En la semana, uno de esos famosos periodistas que nunca va al estadio, opinó que un Caracas vs. Táchira definiendo el título maquillaría al fútbol venezolano. Cada año, como cuidando su reputación ante la FVF, le busca las cinco patas al gato para tratar de justificar lo injustificable. La verdad, esta vez, la pegó del poste: el cuadro mostrado por televisión es un espejismo. Pero un espejismo defectuoso: porque pese a que la organización es lo que nunca ha sido, el desarrollo del partido fue del mismo nivel que toda la temporada, en la cual se ha visto quizá el nivel de juego más bajo en muchos años.
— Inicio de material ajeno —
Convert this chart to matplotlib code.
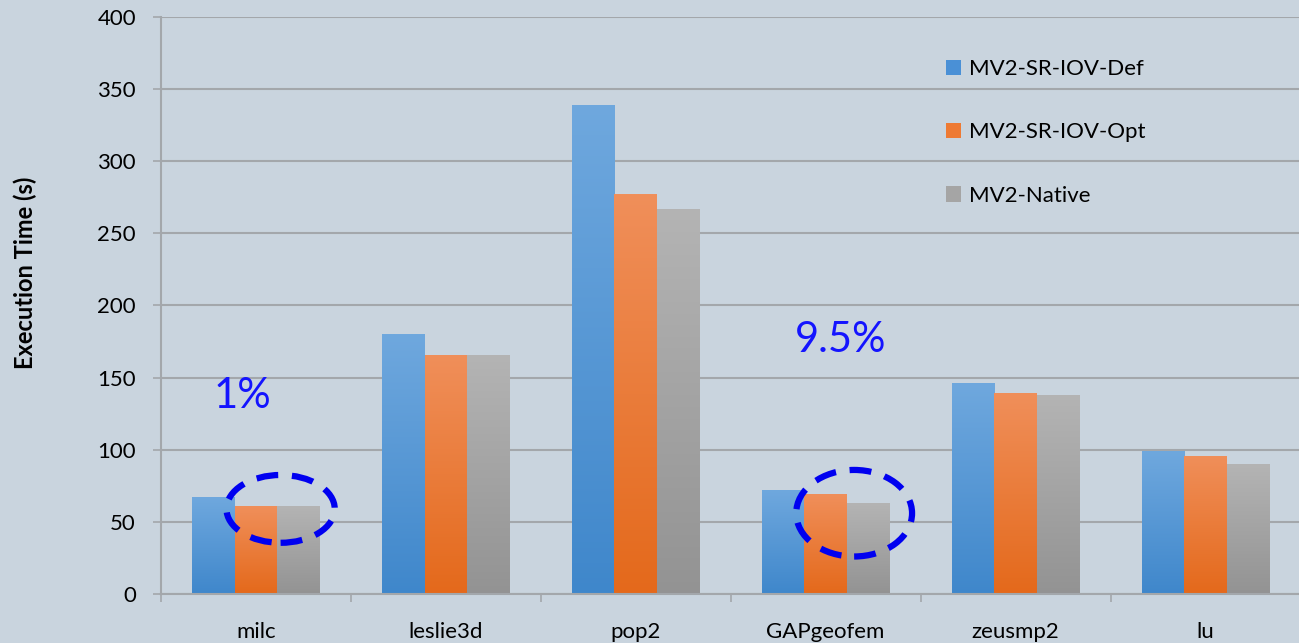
import matplotlib.pyplot as plt
import numpy as np
from matplotlib.colors import LinearSegmentedColormap
from matplotlib.patches import Ellipse, Patch

plt.rcParams["font.family"] = ["Lato", "DejaVu Sans"]

# Benchmark execution times (seconds)
benchmarks = ["milc", "leslie3d", "pop2", "GAPgeofem", "zeusmp2", "lu"]
sriov_def = [67, 180, 339, 72, 146, 99]
sriov_opt = [61, 166, 277, 69, 139, 96]
native = [61, 166, 267, 63, 138, 90]
series_names = ["MV2-SR-IOV-Def", "MV2-SR-IOV-Opt", "MV2-Native"]
y_ticks = [0, 50, 100, 150, 200, 250, 300, 350, 400]

# (top, bottom) gradient colours per series
gradients = [
    ("#6fa8de", "#3f87cb"),
    ("#f08f5a", "#e4691b"),
    ("#b4b4b4", "#939393"),
]
legend_colors = ["#4a90d6", "#ee7a33", "#a5a5a5"]
bg_color = "#c9d4de"
grid_color = "#a3a7ab"

fig = plt.figure(figsize=(12.99, 6.43), dpi=100, facecolor=bg_color)
ax = fig.add_axes([0.1239, 0.0762, 0.8772, 0.8974])
ax.set_facecolor("none")

x = np.arange(len(benchmarks))
width = 0.224


def gradient_bars(ax, xs, heights, top, bottom):
    bars = ax.bar(xs, heights, width, color=bottom, zorder=2, linewidth=0)
    cmap = LinearSegmentedColormap.from_list("g", [bottom, top])
    grad = np.linspace(0, 1, 256).reshape(-1, 1)
    for b in bars:
        x0, y0 = b.get_x(), b.get_y()
        im = ax.imshow(grad, cmap=cmap, origin="lower", aspect="auto",
                       extent=(x0, x0 + b.get_width(), y0, y0 + b.get_height()),
                       zorder=2.1)
        im.set_clip_path(b)
    return bars


for i, vals in enumerate([sriov_def, sriov_opt, native]):
    top, bottom = gradients[i]
    gradient_bars(ax, x + (i - 1) * width, vals, top, bottom)

ax.set_xlim(-0.5, len(benchmarks) - 0.5)
ax.set_ylim(0, 400)

ax.set_yticks(y_ticks)
ax.yaxis.grid(True, color=grid_color, linewidth=1.5, zorder=0)
ax.set_axisbelow(True)
ax.tick_params(axis="y", length=6, width=1.2, color=grid_color, pad=12,
               labelsize=16)

ax.set_xticks(x)
ax.set_xticklabels(benchmarks)
ax.set_xticks(np.arange(-0.5, len(benchmarks)), minor=True)
ax.tick_params(axis="x", which="major", length=0, pad=20, labelsize=16)
ax.tick_params(axis="x", which="minor", length=6, width=1.2, color=grid_color)

for side in ["top", "right"]:
    ax.spines[side].set_visible(False)
ax.spines["left"].set_color(grid_color)
ax.spines["left"].set_linewidth(1.5)
ax.spines["bottom"].set_color(grid_color)
ax.spines["bottom"].set_linewidth(1.5)

ax.set_ylabel("Execution Time (s)", fontsize=17, fontweight="bold")
ax.yaxis.set_label_coords(-0.109, 0.556)

# Overhead callouts
ax.text(-0.07, 137, "1%", color="#1414ff", fontsize=30,
        ha="center", va="center", zorder=4)
ax.text(3.08, 176, "9.5%", color="#1414ff", fontsize=30,
        ha="center", va="center", zorder=4)
for cx, cy, w, h in [(0.13, 59, 0.57, 47), (3.15, 56, 0.61, 60)]:
    ax.add_patch(Ellipse((cx, cy), w, h, fill=False, edgecolor="#0000f0",
                         linewidth=4.5, linestyle=(0, (3.5, 2.2)), zorder=5))

handles = [Patch(facecolor=c, edgecolor="none") for c in legend_colors]
ax.legend(handles, series_names, loc="upper left",
          bbox_to_anchor=(935 / 1299, (643 - 48) / 643),
          bbox_transform=fig.transFigure, frameon=False, fontsize=16,
          handlelength=0.68, handleheight=0.68, handletextpad=0.35,
          labelspacing=1.95, borderpad=0)

fig.savefig("out.png", dpi=100, facecolor=bg_color)
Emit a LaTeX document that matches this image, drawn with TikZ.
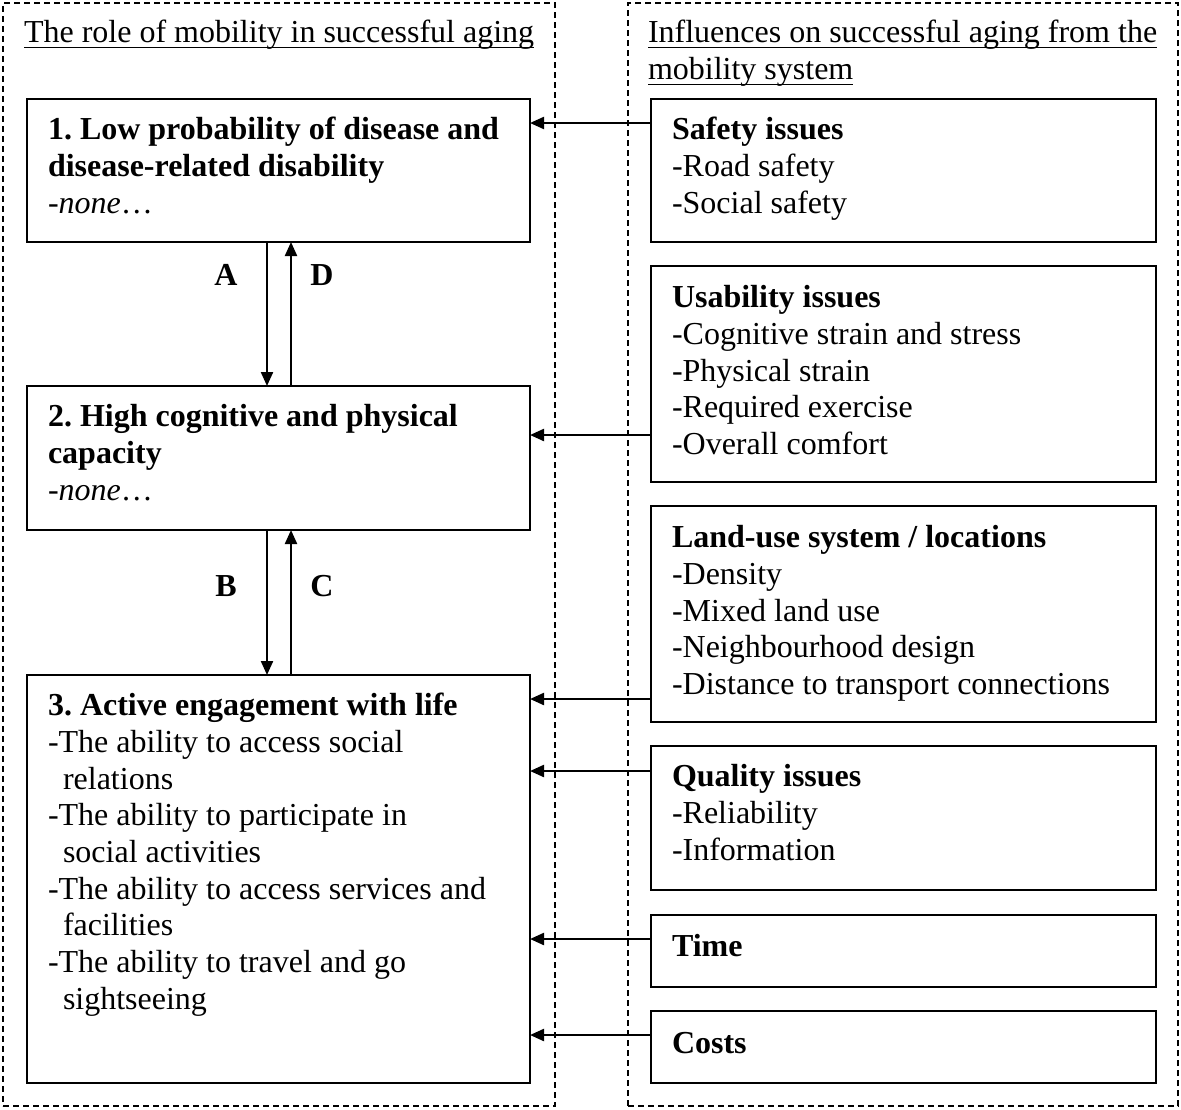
\documentclass[tikz,border=0pt]{standalone}
\usepackage{fontspec}
\setmainfont{Liberation Serif}
\usetikzlibrary{arrows.meta}
\frenchspacing
\begin{document}
\begin{tikzpicture}[x=1pt,y=-1pt,
  every node/.style={font=\fontsize{32}{36.7}\selectfont, inner sep=0pt, outer sep=0pt},
  panel/.style={draw, line width=1.2pt, dash pattern=on 6pt off 4pt, anchor=north west},
  box/.style={draw, line width=2pt, anchor=north west},
  lbox/.style={box, minimum width=503},
  rbox/.style={box, minimum width=505},
  txt/.style={anchor=north west, align=left},
  hdr/.style={anchor=base west},
  uline/.style={line width=1.4pt},
  lbl/.style={font=\fontsize{32}{36.7}\selectfont\bfseries},
  arr/.style={line width=2.2pt, -{Triangle[length=14pt,width=12pt]}},
]
\useasboundingbox (0,0) rectangle (1181,1109);

% two dashed panels
\node[panel, minimum width=552, minimum height=1103] (lp) at (3,3) {};
\node[panel, minimum width=550, minimum height=1103] (rp) at (628,3) {};

% panel headings
\node[hdr] (h1) at (24,42) {The role of mobility in successful aging};
\draw[uline] ([yshift=-5.5pt]h1.base west) -- ([yshift=-5.5pt]h1.base east);
\node[hdr] (h2) at (648,42) {Influences on successful aging from the};
\draw[uline] ([yshift=-5.5pt]h2.base west) -- ([yshift=-5.5pt]h2.base east);
\node[hdr] (h3) at (648,79) {mobility system};
\draw[uline] ([yshift=-5.5pt]h3.base west) -- ([yshift=-5.5pt]h3.base east);

% left column: components of successful aging
\node[lbox, minimum height=143] (b1) at (27,99) {};
\node[lbox, minimum height=144] (b2) at (27,386) {};
\node[lbox, minimum height=408] (b3) at (27,675) {};

\node[txt] (t1) at ([xshift=21pt,yshift=-15pt]b1.north west)
  {\strut\textbf{1. Low probability of disease and}\\
   \textbf{disease-related disability}\\
   \textit{-none}\ldots};
\node[txt] (t2) at ([xshift=21pt,yshift=-15pt]b2.north west)
  {\strut\textbf{2. High cognitive and physical}\\
   \textbf{capacity}\\
   \textit{-none}\ldots};
\node[txt] (t3) at ([xshift=21pt,yshift=-15pt]b3.north west)
  {\strut\textbf{3. Active engagement with life}\\
   -The ability to access social\\
   \hspace*{15pt}relations\\
   -The ability to participate in\\
   \hspace*{15pt}social activities\\
   -The ability to access services and\\
   \hspace*{15pt}facilities\\
   -The ability to travel and go\\
   \hspace*{15pt}sightseeing};

% right column: influences from the mobility system
\node[rbox, minimum height=143] (sf) at (651,99) {};
\node[rbox, minimum height=216] (us) at (651,266) {};
\node[rbox, minimum height=216] (lu) at (651,506) {};
\node[rbox, minimum height=144] (qu) at (651,746) {};
\node[rbox, minimum height=72]  (ti) at (651,915) {};
\node[rbox, minimum height=72]  (co) at (651,1011) {};

\node[txt] (tsf) at ([xshift=21pt,yshift=-15pt]sf.north west)
  {\strut\textbf{Safety issues}\\ -Road safety\\ -Social safety};
\node[txt] (tus) at ([xshift=21pt,yshift=-16pt]us.north west)
  {\strut\textbf{Usability issues}\\ -Cognitive strain and stress\\ -Physical strain\\
   -Required exercise\\ -Overall comfort};
\node[txt] (tlu) at ([xshift=21pt,yshift=-16pt]lu.north west)
  {\strut\textbf{Land-use system / locations}\\ -Density\\ -Mixed land use\\
   -Neighbourhood design\\ -Distance to transport connections};
\node[txt] (tqu) at ([xshift=21pt,yshift=-15pt]qu.north west)
  {\strut\textbf{Quality issues}\\ -Reliability\\ -Information};
\node[txt] (tti) at ([xshift=21pt,yshift=-16pt]ti.north west)
  {\strut\textbf{Time}};
\node[txt] (tco) at ([xshift=21pt,yshift=-17pt]co.north west)
  {\strut\textbf{Costs}};

% links between the three components
\draw[arr] ([xshift=240pt]b1.south west) -- ([xshift=240pt]b2.north west);
\draw[arr] ([xshift=264pt]b2.north west) -- ([xshift=264pt]b1.south west);
\draw[arr] ([xshift=240pt]b2.south west) -- ([xshift=240pt]b3.north west);
\draw[arr] ([xshift=264pt]b3.north west) -- ([xshift=264pt]b2.south west);
\node[lbl] (la) at (226,275) {A};
\node[lbl] (ld) at (322,275) {D};
\node[lbl] (lb) at (226,586) {B};
\node[lbl] (lc) at (322,586) {C};

% influences feeding into the components
\coordinate (psf) at ([yshift=-24pt]sf.north west);
\coordinate (pus) at ([yshift=-169pt]us.north west);
\coordinate (plu) at ([yshift=-193pt]lu.north west);
\coordinate (pqu) at ([yshift=-25pt]qu.north west);
\coordinate (pti) at ([yshift=-24pt]ti.north west);
\coordinate (pco) at ([yshift=-24pt]co.north west);
\draw[arr] (psf) -- (psf -| b1.east);
\draw[arr] (pus) -- (pus -| b2.east);
\draw[arr] (plu) -- (plu -| b3.east);
\draw[arr] (pqu) -- (pqu -| b3.east);
\draw[arr] (pti) -- (pti -| b3.east);
\draw[arr] (pco) -- (pco -| b3.east);
\end{tikzpicture}
\end{document}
Tras recibir la copa en la mitad de cancha, Gelmin Rivas la agarra y pretende irse hacia la grada Norte. Sus compañeros lo llaman. “Todavía no”, le gritan. Entre varios sostienen el trofeo y van a mostrárselo a la barra del Caracas. Van a la grada Sur. Pasean el trofeo cantando “Campeones, campeones”. La barra del Caracas, entre insultos y potes que lanza, tarda unos segundo en ponerse de acuerdo para cantar: “¡Tachirense!, ¡yo te cojo!,/ ¡vas a morir cagando rojo!/ “¡Tachirense!, ¡yo te cojo!,/ ¡vas a morir cagando rojo!” Cuando el canto se escucha con más fuerza en el ya casi vacío Olímpico, frente a ellos, en la Norte, los jugadores del Táchira ponen la copa frente a su barra y se entregan a la celebración de sus hinchas.